Kelly Stafford explains why discussing the word 'fat' with her daughter 'terrified' her
Kelly Stafford just opened up about a challenging conversation she had with one of her daughters.
The host of The Morning After podcast, who shares four daughters with her Los Angeles Rams quarterback husband Matthew Stafford, said that she was caught off-guard when one of her daughters asked her, “How do people get fat?”
“I just said, you know, ‘I don't think using the word fat is a good word. We should never call people fat,’” she explained on the podcast. “We talked about healthy and unhealthy. We need to continue eating healthier foods — you can have your unhealthy stuff, but more healthy than unhealthy.
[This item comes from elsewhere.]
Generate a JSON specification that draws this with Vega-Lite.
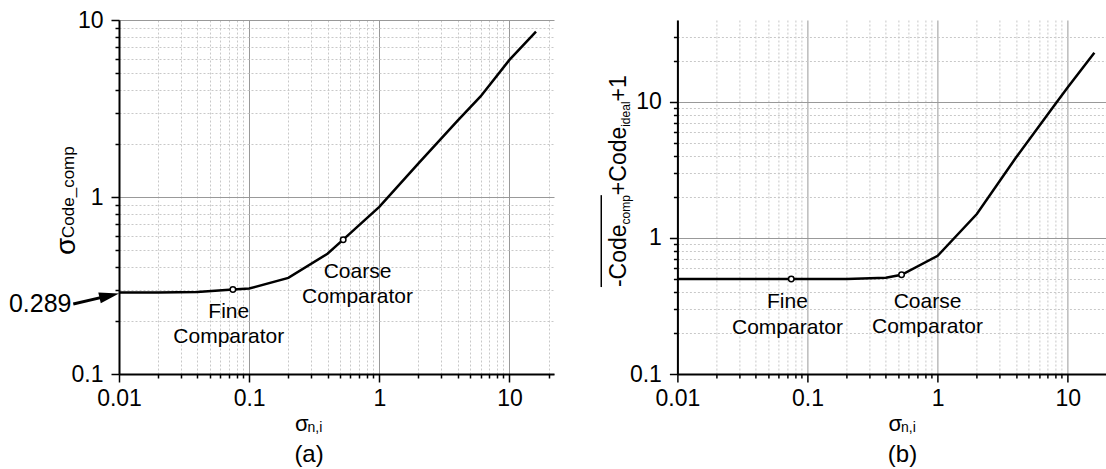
{
  "$schema": "https://vega.github.io/schema/vega-lite/v6.json",
  "padding": {"left": 8, "top": 9, "right": 0, "bottom": 0},
  "background": "white",
  "config": {
    "view": {"stroke": null},
    "font": "Liberation Sans",
    "text": {"font": "Liberation Sans", "color": "black"},
    "axis": {
      "labelFont": "Liberation Sans",
      "labelFontSize": 23,
      "labelColor": "black",
      "domainColor": "black",
      "domainWidth": 2,
      "tickColor": "black",
      "tickWidth": 1.5,
      "labelOverlap": false,
      "labelFlush": false,
      "title": null
    }
  },
  "datasets": {
    "curveA": [
      {"x": 0.01, "y": 0.289}, {"x": 0.02, "y": 0.289}, {"x": 0.04, "y": 0.291},
      {"x": 0.075, "y": 0.3}, {"x": 0.1, "y": 0.304}, {"x": 0.2, "y": 0.349},
      {"x": 0.4, "y": 0.478}, {"x": 0.528, "y": 0.574}, {"x": 1, "y": 0.88},
      {"x": 2, "y": 1.55}, {"x": 4, "y": 2.7}, {"x": 6, "y": 3.7},
      {"x": 10, "y": 5.95}, {"x": 16, "y": 8.6}
    ],
    "markA": [{"x": 0.075, "y": 0.3}, {"x": 0.528, "y": 0.574}],
    "curveB": [
      {"x": 0.01, "y": 0.5}, {"x": 0.1, "y": 0.5}, {"x": 0.2, "y": 0.5},
      {"x": 0.4, "y": 0.51}, {"x": 0.528, "y": 0.536}, {"x": 1, "y": 0.74},
      {"x": 2, "y": 1.5}, {"x": 4, "y": 3.9}, {"x": 8, "y": 9.6},
      {"x": 10, "y": 12.8}, {"x": 16, "y": 23}
    ],
    "markB": [{"x": 0.075, "y": 0.5}, {"x": 0.528, "y": 0.536}],
    "annotA": [
      {"t": "Fine", "x": 0.0697, "y": 0.2249},
      {"t": "Comparator", "x": 0.0697, "y": 0.161},
      {"t": "Coarse", "x": 0.68, "y": 0.378},
      {"t": "Comparator", "x": 0.68, "y": 0.273}
    ],
    "annotB": [
      {"t": "Fine", "x": 0.0701, "y": 0.3357},
      {"t": "Comparator", "x": 0.0701, "y": 0.2189},
      {"t": "Coarse", "x": 0.835, "y": 0.3387},
      {"t": "Comparator", "x": 0.835, "y": 0.2226}
    ]
  },
  "bounds": "flush",
  "spacing": 123.4,
  "hconcat": [
    {
      "width": 435,
      "height": 354,
      "resolve": {"axis": {"x": "independent", "y": "independent"}},
      "layer": [
        {
          "data": {"name": "curveA"},
          "mark": {"type": "line", "opacity": 0},
          "encoding": {
            "x": {"field": "x", "type": "quantitative",
              "scale": {"type": "log", "domain": [0.01, 22], "nice": false},
              "axis": {"orient": "bottom", "values": [0.02,0.03,0.04,0.05,0.06,0.07,0.08,0.09,0.2,0.3,0.4,0.5,0.6,0.7,0.8,0.9,2,3,4,5,6,7,8,9,20],
                "labels": false, "domain": false, "tickSize": 4, "grid": true, "gridColor": "#c8c8c8", "gridDash": [2, 2], "gridWidth": 1}},
            "y": {"field": "y", "type": "quantitative",
              "scale": {"type": "log", "domain": [0.1, 10], "nice": false},
              "axis": {"orient": "left", "values": [0.2,0.3,0.4,0.5,0.6,0.7,0.8,0.9,2,3,4,5,6,7,8,9],
                "labels": false, "domain": false, "tickSize": 4, "grid": true, "gridColor": "#c8c8c8", "gridDash": [2, 2], "gridWidth": 1}}
          }
        },
        {
          "data": {"name": "curveA"},
          "mark": {"type": "line", "color": "black", "strokeWidth": 2.5},
          "encoding": {
            "x": {"field": "x", "type": "quantitative",
              "scale": {"type": "log", "domain": [0.01, 22], "nice": false},
              "axis": {"orient": "bottom", "values": [0.01, 0.1, 1, 10], "format": "~g", "tickSize": 8, "labelPadding": 5,
                "grid": true, "gridColor": "#999999", "gridWidth": 1}},
            "y": {"field": "y", "type": "quantitative",
              "scale": {"type": "log", "domain": [0.1, 10], "nice": false},
              "axis": {"orient": "left", "values": [0.1, 1, 10], "format": "~g", "tickSize": 8, "labelPadding": 8,
                "grid": true, "gridColor": "#999999", "gridWidth": 1}}
          }
        },
        {
          "data": {"name": "markA"},
          "mark": {"type": "point", "filled": true, "fill": "white", "stroke": "black", "strokeWidth": 1.5, "size": 30, "opacity": 1},
          "encoding": {
            "x": {"field": "x", "type": "quantitative", "scale": {"type": "log", "domain": [0.01, 22], "nice": false}, "axis": null},
            "y": {"field": "y", "type": "quantitative", "scale": {"type": "log", "domain": [0.1, 10], "nice": false}, "axis": null}
          }
        },
        {
          "data": {"name": "annotA"},
          "mark": {"type": "text", "fontSize": 21, "align": "center", "baseline": "middle"},
          "encoding": {
            "x": {"field": "x", "type": "quantitative", "scale": {"type": "log", "domain": [0.01, 22], "nice": false}, "axis": null},
            "y": {"field": "y", "type": "quantitative", "scale": {"type": "log", "domain": [0.1, 10], "nice": false}, "axis": null},
            "text": {"field": "t"}
          }
        },
        {
          "data": {"values": [{"t": "σ", "x": 0.00459, "y": 0.47}]},
          "mark": {"type": "text", "fontSize": 28, "angle": 270, "align": "left", "baseline": "alphabetic"},
          "encoding": {
            "x": {"field": "x", "type": "quantitative", "scale": {"type": "log", "domain": [0.01, 22], "nice": false}, "axis": null},
            "y": {"field": "y", "type": "quantitative", "scale": {"type": "log", "domain": [0.1, 10], "nice": false}, "axis": null},
            "text": {"field": "t"}
          }
        },
        {
          "data": {"values": [{"t": "Code_comp", "x": 0.00451, "y": 0.587}]},
          "mark": {"type": "text", "fontSize": 17, "angle": 270, "align": "left", "baseline": "alphabetic"},
          "encoding": {
            "x": {"field": "x", "type": "quantitative", "scale": {"type": "log", "domain": [0.01, 22], "nice": false}, "axis": null},
            "y": {"field": "y", "type": "quantitative", "scale": {"type": "log", "domain": [0.1, 10], "nice": false}, "axis": null},
            "text": {"field": "t"}
          }
        },
        {
          "data": {"values": [{"t": "σ", "x": 0.2254, "y": 0.04764}]},
          "mark": {"type": "text", "fontSize": 22, "align": "left", "baseline": "alphabetic"},
          "encoding": {
            "x": {"field": "x", "type": "quantitative", "scale": {"type": "log", "domain": [0.01, 22], "nice": false}, "axis": null},
            "y": {"field": "y", "type": "quantitative", "scale": {"type": "log", "domain": [0.1, 10], "nice": false}, "axis": null},
            "text": {"field": "t"}
          }
        },
        {
          "data": {"values": [{"t": "n,i", "x": 0.2812, "y": 0.04701}]},
          "mark": {"type": "text", "fontSize": 14, "align": "left", "baseline": "alphabetic"},
          "encoding": {
            "x": {"field": "x", "type": "quantitative", "scale": {"type": "log", "domain": [0.01, 22], "nice": false}, "axis": null},
            "y": {"field": "y", "type": "quantitative", "scale": {"type": "log", "domain": [0.1, 10], "nice": false}, "axis": null},
            "text": {"field": "t"}
          }
        },
        {
          "data": {"values": [{"t": "(a)", "x": 0.2886, "y": 0.03194}]},
          "mark": {"type": "text", "fontSize": 24, "align": "center", "baseline": "alphabetic"},
          "encoding": {
            "x": {"field": "x", "type": "quantitative", "scale": {"type": "log", "domain": [0.01, 22], "nice": false}, "axis": null},
            "y": {"field": "y", "type": "quantitative", "scale": {"type": "log", "domain": [0.1, 10], "nice": false}, "axis": null},
            "text": {"field": "t"}
          }
        },
        {
          "data": {"values": [{"t": "0.289", "x": 0.004315, "y": 0.2486}]},
          "mark": {"type": "text", "fontSize": 25, "align": "right", "baseline": "middle"},
          "encoding": {
            "x": {"field": "x", "type": "quantitative", "scale": {"type": "log", "domain": [0.01, 22], "nice": false}, "axis": null},
            "y": {"field": "y", "type": "quantitative", "scale": {"type": "log", "domain": [0.1, 10], "nice": false}, "axis": null},
            "text": {"field": "t"}
          }
        },
        {
          "data": {"values": [{"x": 0.004454, "y": 0.2486, "x2": 0.0078, "y2": 0.2737}]},
          "mark": {"type": "rule", "color": "black", "strokeWidth": 3},
          "encoding": {
            "x": {"field": "x", "type": "quantitative", "scale": {"type": "log", "domain": [0.01, 22], "nice": false}, "axis": null},
            "y": {"field": "y", "type": "quantitative", "scale": {"type": "log", "domain": [0.1, 10], "nice": false}, "axis": null},
            "x2": {"field": "x2"},
            "y2": {"field": "y2"}
          }
        },
        {
          "data": {"values": [{"x": 0.00842, "y": 0.277}]},
          "mark": {"type": "point", "shape": "M -1 -0.55 L 1 0 L -1 0.55 Z", "size": 400, "angle": -13, "filled": true, "color": "black", "opacity": 1},
          "encoding": {
            "x": {"field": "x", "type": "quantitative", "scale": {"type": "log", "domain": [0.01, 22], "nice": false}, "axis": null},
            "y": {"field": "y", "type": "quantitative", "scale": {"type": "log", "domain": [0.1, 10], "nice": false}, "axis": null}
          }
        }
      ]
    },
    {
      "width": 429,
      "height": 354,
      "resolve": {"axis": {"x": "independent", "y": "independent"}},
      "layer": [
        {
          "data": {"name": "curveB"},
          "mark": {"type": "line", "opacity": 0},
          "encoding": {
            "x": {"field": "x", "type": "quantitative",
              "scale": {"type": "log", "domain": [0.01, 19.8], "nice": false},
              "axis": {"orient": "bottom", "values": [0.02,0.03,0.04,0.05,0.06,0.07,0.08,0.09,0.2,0.3,0.4,0.5,0.6,0.7,0.8,0.9,2,3,4,5,6,7,8,9],
                "labels": false, "domain": false, "tickSize": 4, "grid": true, "gridColor": "#c8c8c8", "gridDash": [2, 2], "gridWidth": 1}},
            "y": {"field": "y", "type": "quantitative",
              "scale": {"type": "log", "domain": [0.1, 40], "nice": false},
              "axis": {"orient": "left", "values": [0.2,0.3,0.4,0.5,0.6,0.7,0.8,0.9,2,3,4,5,6,7,8,9,20,30],
                "labels": false, "domain": false, "tickSize": 4, "grid": true, "gridColor": "#c8c8c8", "gridDash": [2, 2], "gridWidth": 1}}
          }
        },
        {
          "data": {"name": "curveB"},
          "mark": {"type": "line", "color": "black", "strokeWidth": 2.5},
          "encoding": {
            "x": {"field": "x", "type": "quantitative",
              "scale": {"type": "log", "domain": [0.01, 19.8], "nice": false},
              "axis": {"orient": "bottom", "values": [0.01, 0.1, 1, 10], "format": "~g", "tickSize": 8, "labelPadding": 5,
                "grid": true, "gridColor": "#999999", "gridWidth": 1}},
            "y": {"field": "y", "type": "quantitative",
              "scale": {"type": "log", "domain": [0.1, 40], "nice": false},
              "axis": {"orient": "left", "values": [0.1, 1, 10], "format": "~g", "tickSize": 8, "labelPadding": 8,
                "grid": true, "gridColor": "#999999", "gridWidth": 1}}
          }
        },
        {
          "data": {"name": "markB"},
          "mark": {"type": "point", "filled": true, "fill": "white", "stroke": "black", "strokeWidth": 1.5, "size": 30, "opacity": 1},
          "encoding": {
            "x": {"field": "x", "type": "quantitative", "scale": {"type": "log", "domain": [0.01, 19.8], "nice": false}, "axis": null},
            "y": {"field": "y", "type": "quantitative", "scale": {"type": "log", "domain": [0.1, 40], "nice": false}, "axis": null}
          }
        },
        {
          "data": {"name": "annotB"},
          "mark": {"type": "text", "fontSize": 21, "align": "center", "baseline": "middle"},
          "encoding": {
            "x": {"field": "x", "type": "quantitative", "scale": {"type": "log", "domain": [0.01, 19.8], "nice": false}, "axis": null},
            "y": {"field": "y", "type": "quantitative", "scale": {"type": "log", "domain": [0.1, 40], "nice": false}, "axis": null},
            "text": {"field": "t"}
          }
        },
        {
          "data": {"values": [{"t": "-Code", "x": 0.004055, "y": 0.4356}, {"t": "+Code", "x": 0.004055, "y": 2.0634}, {"t": "+1", "x": 0.004055, "y": 10.07}]},
          "mark": {"type": "text", "fontSize": 23, "angle": 270, "align": "left", "baseline": "alphabetic"},
          "encoding": {
            "x": {"field": "x", "type": "quantitative", "scale": {"type": "log", "domain": [0.01, 19.8], "nice": false}, "axis": null},
            "y": {"field": "y", "type": "quantitative", "scale": {"type": "log", "domain": [0.1, 40], "nice": false}, "axis": null},
            "text": {"field": "t"}
          }
        },
        {
          "data": {"values": [{"t": "comp", "x": 0.004355, "y": 1.2566}, {"t": "ideal", "x": 0.004355, "y": 6.561}]},
          "mark": {"type": "text", "fontSize": 12, "angle": 270, "align": "left", "baseline": "alphabetic"},
          "encoding": {
            "x": {"field": "x", "type": "quantitative", "scale": {"type": "log", "domain": [0.01, 19.8], "nice": false}, "axis": null},
            "y": {"field": "y", "type": "quantitative", "scale": {"type": "log", "domain": [0.1, 40], "nice": false}, "axis": null},
            "text": {"field": "t"}
          }
        },
        {
          "data": {"values": [{"x": 0.0026, "y": 0.4356, "y2": 2.0634}]},
          "mark": {"type": "rule", "color": "black", "strokeWidth": 1.5},
          "encoding": {
            "x": {"field": "x", "type": "quantitative", "scale": {"type": "log", "domain": [0.01, 19.8], "nice": false}, "axis": null},
            "y": {"field": "y", "type": "quantitative", "scale": {"type": "log", "domain": [0.1, 40], "nice": false}, "axis": null},
            "y2": {"field": "y2"}
          }
        },
        {
          "data": {"values": [{"t": "σ", "x": 0.4184, "y": 0.03813}]},
          "mark": {"type": "text", "fontSize": 22, "align": "left", "baseline": "alphabetic"},
          "encoding": {
            "x": {"field": "x", "type": "quantitative", "scale": {"type": "log", "domain": [0.01, 19.8], "nice": false}, "axis": null},
            "y": {"field": "y", "type": "quantitative", "scale": {"type": "log", "domain": [0.1, 40], "nice": false}, "axis": null},
            "text": {"field": "t"}
          }
        },
        {
          "data": {"values": [{"t": "n,i", "x": 0.5223, "y": 0.03749}]},
          "mark": {"type": "text", "fontSize": 14, "align": "left", "baseline": "alphabetic"},
          "encoding": {
            "x": {"field": "x", "type": "quantitative", "scale": {"type": "log", "domain": [0.01, 19.8], "nice": false}, "axis": null},
            "y": {"field": "y", "type": "quantitative", "scale": {"type": "log", "domain": [0.1, 40], "nice": false}, "axis": null},
            "text": {"field": "t"}
          }
        },
        {
          "data": {"values": [{"t": "(b)", "x": 0.5364, "y": 0.02267}]},
          "mark": {"type": "text", "fontSize": 24, "align": "center", "baseline": "alphabetic"},
          "encoding": {
            "x": {"field": "x", "type": "quantitative", "scale": {"type": "log", "domain": [0.01, 19.8], "nice": false}, "axis": null},
            "y": {"field": "y", "type": "quantitative", "scale": {"type": "log", "domain": [0.1, 40], "nice": false}, "axis": null},
            "text": {"field": "t"}
          }
        }
      ]
    }
  ]
}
And [I said] some people are just, you know, bigger boned.”
Stafford, who did not mention which daughter asked the question, said she was taken aback by it because she felt she did not become “body conscious” herself until middle school. Though she said she tried to answer the question as best she could, she added, “I'm scared that they're going to go to school, and if there's a bigger-set kid there, be like, ‘Well, you need to eat healthier.’ Like, that terrifies me."
The mom of four has recently spoken out about feeling insecure in her own skin. In a May episode of The Morning After, she talked about the pressure to “snap back” after pregnancy, which is heightened for her as a woman in the spotlight. Stafford welcomed her fourth child, Tyler, in 2020.
"I was focusing on myself and the body I had and how I wasn't happy with that, and, like, that is selfish, because to be honest, it shouldn't matter," she said. "But the reason we feel like it matters is because we see all of the social media around it and all these women who, just in two weeks, are back to their [pre-baby] size and you're like, 'Well what the hell? What am I doing wrong?'"
Though Stafford may struggle to have certain conversations with her daughters, she has previously shared that it’s important for her to make sure they know they have a right to choose what they want out of life — especially in the wake of the Roe v. Wade reversal earlier this summer.
“I would love for my girls to have the right to choose,” she said on her podcast in July. “I think it's an important lesson, like, 'Listen, this is what can happen,' and it's not a decision that I think people take lightly. I think where people get stuck on is, like, just because you agree with wanting someone to be able to choose does not mean that you are, like, so pro-abortion … You can have your issues [with] abortion. You're just saying that every woman should have a right to choose what to do with their body in their future.”